A recent Ausplay survey looking at Sport Participation in Australia found that swimming is still the number 1 sporting activity for children in Australia, followed closely by soccer, gymnastics, dancing, aussie rules, basketball and netball. The survey results further indicated that 59% of children (under the age of 15) participated in some form of organised sport or physical activity outside of school hours at least once a week, with 22% participating three times or more per week.
Looking at swimming specifically, AusPlay estimates that approximately a third of all Australian Children aged 0-14 participated in organised swimming out of school, with boys almost as likely as girls to take part. So you would forgive me for hoping to see a large and enthusiastic turn out at my children’s primary school swimming carnival, despite declining rates of participation in recent years.

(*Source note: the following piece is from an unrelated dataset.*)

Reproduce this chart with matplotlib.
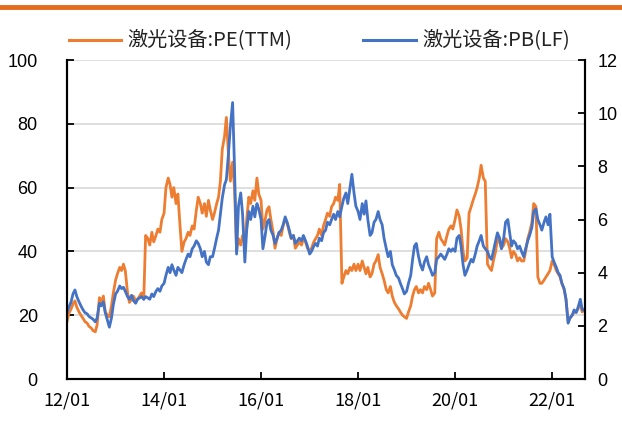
import pandas as pd
import numpy as np
import matplotlib
matplotlib.use("Agg")
import matplotlib.pyplot as plt
import matplotlib.dates as mdates
from matplotlib.lines import Line2D

# semi-monthly points, 2012-01-01 .. 2022-09-01
dates = pd.date_range("2012-01-01", "2022-09-01", freq="SMS")

pe = [
    # 2012
    18.0, 20.5, 22, 23.5, 24.5, 22.5, 21, 20, 19, 18, 17.5, 16.5,
    16, 15.2, 14.8, 17, 25.5, 24, 26, 21, 20, 19.5, 23, 27,
    # 2013
    31, 33, 35, 34, 36, 34, 27, 24, 25, 26, 24.5, 25,
    26, 27, 25, 45, 44, 42, 46, 43, 45, 47, 46, 50,
    # 2014
    52, 60, 63, 61, 57, 60, 55, 58, 48, 40, 43, 44,
    46, 45, 48, 47, 53, 57, 55, 52, 55, 51, 56, 53,
    # 2015
    50, 52, 55, 57, 62, 72, 76, 82, 70, 62, 68, 60,
    40, 44, 42, 45, 43, 50, 57, 55, 59, 56, 63, 58,
    # 2016
    56, 47, 50, 53, 54, 50, 46, 41, 44, 46, 45, 48,
    50, 49, 46, 44, 45, 41, 42, 43, 42, 44, 43, 41,
    # 2017
    40, 41, 43, 44, 45, 47, 45, 48, 50, 52, 51, 54,
    55, 57, 56, 61, 30, 32, 34, 33, 35, 34, 36, 34,
    # 2018
    36, 34, 37, 35, 33, 35, 32, 33, 36, 37, 39, 35,
    33, 31, 28, 27, 29, 26, 24, 23, 22, 21, 20, 19.5,
    # 2019
    19, 21, 23, 26, 28, 29, 27, 28, 27, 29, 28, 30,
    28, 26, 27, 44, 46, 44, 43, 42, 45, 47, 48, 47,
    # 2020
    50, 53, 51, 47, 40, 37, 38, 52, 54, 56, 58, 60,
    63, 67, 63, 62, 36, 35, 34, 37, 40, 44, 43, 41,
    # 2021
    42, 44, 43, 41, 38, 40, 39, 37, 38, 37, 37, 40,
    44, 46, 49, 55, 54, 32, 30, 30, 31, 32, 33, 34,
    # 2022
    37, 36, 34, 33, 32, 30, 28, 25, 18, 19, 20, 21,
    21, 22, 24, 21, 22,
]

pb = [
    # 2012
    2.5, 2.7, 2.9, 3.2, 3.35, 3.1, 2.9, 2.75, 2.6, 2.5, 2.45, 2.35,
    2.3, 2.25, 2.15, 2.3, 2.85, 2.75, 2.9, 2.5, 2.2, 1.95, 2.3, 2.8,
    # 2013
    3.2, 3.3, 3.5, 3.4, 3.45, 3.3, 3.1, 3.0, 3.15, 2.95, 2.85, 3.0,
    3.05, 3.1, 3.0, 3.1, 3.05, 3.0, 3.2, 3.1, 3.3, 3.4, 3.3, 3.5,
    # 2014
    3.6, 3.9, 4.2, 4.0, 4.3, 4.1, 3.9, 4.2, 4.1, 4.0, 4.3, 4.5,
    4.7, 4.6, 4.9, 5.0, 5.2, 5.1, 4.9, 4.6, 4.8, 4.4, 4.3, 4.6,
    # 2015
    4.6, 4.9, 5.3, 5.6, 6.2, 6.8, 7.3, 7.5, 8.5, 9.5, 10.4, 8.0,
    4.7, 6.5, 7.0, 6.2, 4.4, 5.6, 6.3, 6.0, 6.5, 6.1, 6.6, 6.4,
    # 2016
    6.0, 4.9, 5.4, 5.9, 6.0, 5.6, 5.4, 5.1, 5.3, 5.5, 5.6, 5.8,
    6.1, 5.9, 5.6, 5.3, 5.4, 5.1, 5.2, 5.3, 5.2, 5.4, 5.2, 5.0,
    # 2017
    4.7, 4.8, 5.0, 5.1, 5.0, 5.3, 5.2, 5.5, 5.6, 5.9, 5.8, 6.0,
    6.2, 6.0, 6.3, 6.1, 6.5, 6.8, 7.0, 6.6, 7.2, 7.7, 7.0, 6.5,
    # 2018
    6.3, 6.0, 6.6, 6.2, 6.7, 6.0, 5.4, 5.5, 5.9, 6.0, 6.3, 6.0,
    5.8, 5.3, 4.9, 4.6, 4.8, 4.3, 4.1, 3.9, 3.8, 3.6, 3.4, 3.2,
    # 2019
    3.3, 3.6, 3.9, 4.5, 5.0, 5.1, 4.6, 4.3, 4.1, 4.4, 4.6, 4.3,
    4.1, 3.9, 4.0, 4.5, 4.6, 4.7, 4.6, 4.5, 4.7, 4.9, 4.8, 4.9,
    # 2020
    4.8, 5.3, 5.4, 5.0, 4.3, 3.9, 4.1, 4.3, 4.5, 4.4, 4.7, 5.0,
    5.2, 5.4, 5.0, 4.9, 4.8, 4.6, 4.5, 4.8, 5.2, 5.5, 5.3, 4.9,
    # 2021
    5.3, 5.9, 6.0, 5.5, 5.0, 5.2, 5.1, 4.9, 5.0, 4.8, 4.6, 4.9,
    5.2, 5.4, 5.7, 6.3, 6.4, 6.0, 5.8, 5.6, 5.9, 6.1, 5.8, 6.2,
    # 2022
    4.6, 4.4, 4.2, 4.0, 3.9, 3.6, 3.4, 3.0, 2.1, 2.3, 2.4, 2.6,
    2.5, 2.7, 3.0, 2.6, 2.6,
]

pe_label = "激光设备:PE(TTM)"
pb_label = "激光设备:PB(LF)"
pe_color = "#ED7D31"
pb_color = "#4472C4"

cjk = ["Noto Sans CJK SC", "DejaVu Sans"]
num_font = "Liberation Sans"

fig = plt.figure(figsize=(6.22, 4.25), dpi=100)
ax = fig.add_axes([0.1077, 0.1082, 0.8328, 0.7506])
ax2 = ax.twinx()

ax.plot(dates, pe, color=pe_color, lw=2.0)
ax2.plot(dates, pb, color=pb_color, lw=2.0)

ax.set_ylim(0, 100)
ax2.set_ylim(0, 12)
ax.set_yticks(np.arange(0, 101, 20))
ax2.set_yticks(np.arange(0, 13, 2))
ax.set_xlim(pd.Timestamp("2012-01-01"), pd.Timestamp("2022-09-05"))
ax.xaxis.set_major_locator(mdates.YearLocator(2))
ax.xaxis.set_major_formatter(mdates.DateFormatter("%y/%m"))

ax.grid(axis="y", color="#D9D9D9", lw=1.2)
ax.set_axisbelow(True)

for a in (ax, ax2):
    a.spines["top"].set_visible(False)
    for s in ("left", "right", "bottom"):
        a.spines[s].set_color("black")
        a.spines[s].set_linewidth(1.5)

ax.tick_params(axis="y", direction="in", length=5, width=1.3, pad=21)
ax2.tick_params(axis="y", direction="in", length=5, width=1.3, pad=9)
ax.tick_params(axis="x", direction="in", length=5, width=1.3, pad=9)

for lab in ax.get_yticklabels() + ax2.get_yticklabels():
    lab.set_fontfamily(num_font)
    lab.set_fontsize(13)
for lab in ax.get_xticklabels():
    lab.set_fontfamily(cjk)
    lab.set_fontsize(13)

# top rule
fig.add_artist(Line2D([0, 1], [0.984, 0.984], transform=fig.transFigure,
                      color="#E46C1F", lw=3.5))

# legend
ly = 0.906
fig.add_artist(Line2D([69 / 622, 121 / 622], [ly, ly], transform=fig.transFigure,
                      color=pe_color, lw=2.2))
fig.text(127 / 622, ly, pe_label, fontsize=14.5, family=cjk, va="center", color="#222222")
fig.add_artist(Line2D([363 / 622, 416 / 622], [ly, ly], transform=fig.transFigure,
                      color=pb_color, lw=2.2))
fig.text(422 / 622, ly, pb_label, fontsize=14.5, family=cjk, va="center", color="#222222")

fig.savefig("out.png", dpi=100)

Unfortunately, this was far from the case. Admittedly, due to Covid, many school swimming carnivals are ‘twilight’ events taking place in the evening, and I absolutely understand the pressure on families outside of school hours, so that would be one reason for reduced attendance. However in recent years, pre-covid, with the whole school in attendance, I have been consistently disappointed with the decline in the number of children who are willing and able to even attempt to swim fifty metres freestyle, with only four or five children in each gender and age group 8 – 12 years standing on the starting blocks to race – approximately 10% of the children at the school, as compared to approximately 50% a decade ago.
Ausplay reports that the peak participation rates for children’s organised out of school swimming are between 5 – 8 years old, with close to half of girls at this age (46.9%) participating. However by 12-14 years participation had decreased to just 16%.

Royal Lifesaving Australia research further supports these findings, reporting that 40 per cent of Australian 12 year olds can’t swim 50 metres of freestyle or backstroke, and one third can’t swim 25 metres of survival strokes. Frighteningly, 83 per cent of 12 year old children couldn’t tread water for two minutes – the goal for children by the time they finish primary school, and an important skill in a life threatening situation. When these sporting participation statistics are considered with the other alarming finding that 24% of children aged 5-14 are overweight or obese, it is clear that something needs to change.
We lost 248 Australians to drowning last year. We need to do all we can to improve swim skills into adolescence across the board so that we do not see this number increase in the future. The goal is zero drownings. Please, prioritise your child’s swim skills, and do all that you can to enable them to reach their swim safety milestones.